Modern x-ray free election lasers (XFELs) use relativistic electron beams to produce intense pulses of radiation for probing nature down to Angstrom wavelengths and femtosecond timescales. A critical aspect of emerging XFELs is the capability to meet the increasing sophistication and demands of new science. I will discuss how novel new methods of "beam by design" are aimed at precisely tailoring x-ray FELs in a manner similar to the control that is demonstrated at optical wavelengths. Such manipulation techniques enable the production of nearly transform-limited x-ray pulses with tunable frequency and bandwidth, multiple colors, and orbital angular momentum for probing new physics.   
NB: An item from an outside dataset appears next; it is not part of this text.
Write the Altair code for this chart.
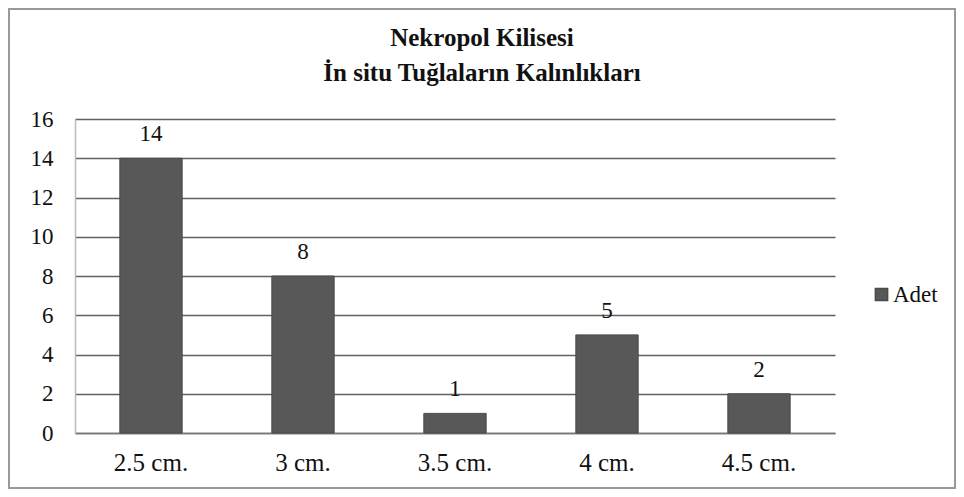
import altair as alt
import pandas as pd

categories = ["2.5 cm.", "3 cm.", "3.5 cm.", "4 cm.", "4.5 cm."]
values = [14, 8, 1, 5, 2]
series = "Adet"
title_lines = ["Nekropol Kilisesi", "İn situ Tuğlaların Kalınlıkları"]
y_ticks = [0, 2, 4, 6, 8, 10, 12, 14, 16]

df = pd.DataFrame({"cat": categories, "val": values, "series": [series] * len(values)})

FONT = "'Liberation Serif', 'Times New Roman', Times, serif"
W, H = 760, 314
FS = 23

x_enc = alt.X("cat:N", sort=categories, title=None,
              scale=alt.Scale(paddingInner=0.59, paddingOuter=0.295),
              axis=alt.Axis(labelAngle=0, labelFont=FONT, labelFontSize=25, labelColor="#111",
                            labelPadding=17, ticks=False, domainColor="#777", domainWidth=1.5))
y_enc = alt.Y("val:Q", title=None,
              scale=alt.Scale(domain=[0, 16], nice=False),
              axis=alt.Axis(values=y_ticks, tickCount=9, labelFont=FONT, labelFontSize=FS,
                            labelColor="#111", labelPadding=22, ticks=False, labelOverlap=False,
                            domainColor="#bbb", domainWidth=1.5,
                            grid=True, gridColor="#606060", gridWidth=1.5))

base = alt.Chart(df)

bars = base.mark_bar(color="#585858", stroke="#4a4a4a", strokeWidth=1).encode(
    x=x_enc,
    y=y_enc,
    color=alt.Color("series:N", title=None,
                    scale=alt.Scale(range=["#585858"]),
                    legend=alt.Legend(orient="none", legendX=795, legendY=164,
                                      symbolType="square", symbolSize=150,
                                      labelFont=FONT, labelFontSize=FS, labelColor="#111",
                                      labelOffset=0)),
)

labels = base.mark_text(font=FONT, fontSize=FS, color="#111", baseline="alphabetic", dy=-17).encode(
    x=x_enc,
    y=y_enc,
    text=alt.Text("val:Q"),
)

border = alt.Chart(df).mark_rect(fill=None, stroke="#999", strokeWidth=1.5, clip=False).encode(
    x=alt.value(-66), x2=alt.value(880), y=alt.value(-110), y2=alt.value(369)
)

chart = alt.layer(border, bars, labels).properties(
    width=W, height=H,
    autosize=alt.AutoSizeParams(type="none"),
    padding={"left": 67, "top": 111, "right": 121, "bottom": 56},
    title=alt.Title(title_lines, font=FONT, fontSize=25, fontWeight="bold", color="#111",
                    anchor="middle", frame="group", dx=27, offset=-78, lineHeight=35),
).configure_view(stroke=None)

chart.save("out.html", embed_options={"renderer": "svg", "actions": False})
Superconducting undulators for an enhanced production of x-rays at the light sources

Modern synchrotron light sources utilize a beam of electrons to generate high intensity x-rays when the electron beam passes through special magnets called undulators. An undulator is a magnet with a static periodic magnetic field alternating along the length of the device. The electrons in such fields exhibit oscillatory trajectories and radiate energy in the form of photons. The undulator is therefore one of the key components of a light source facility. Thus far, most undulators have been built using strong permanent magnets that are usually arranged in two periodic structures separated by a gap where the accelerator beam vacuum chamber is located. A superconducting undulator is an electromagnetic undulator that utilizes electrical coils wound with a superconducting wire. Due to the high-carrying capacity of superconductors, the magnetic field of an undulator is very high and exceeds the one of a permanent magnet undulator for a given period length and magnetic gap. As a result, higher photon fluxes can be generated, especially at high photon energies. Other configurations of the magnetic field can also be realized. Superconducting undulator technology has been developed and is currently in use at the Advanced Photon Source (APS) of Argonne National Laboratory. Design and performance of superconducting undulators built at the APS are described in the talk. The advantages of superconducting undulator technology for the light source community are also discussed.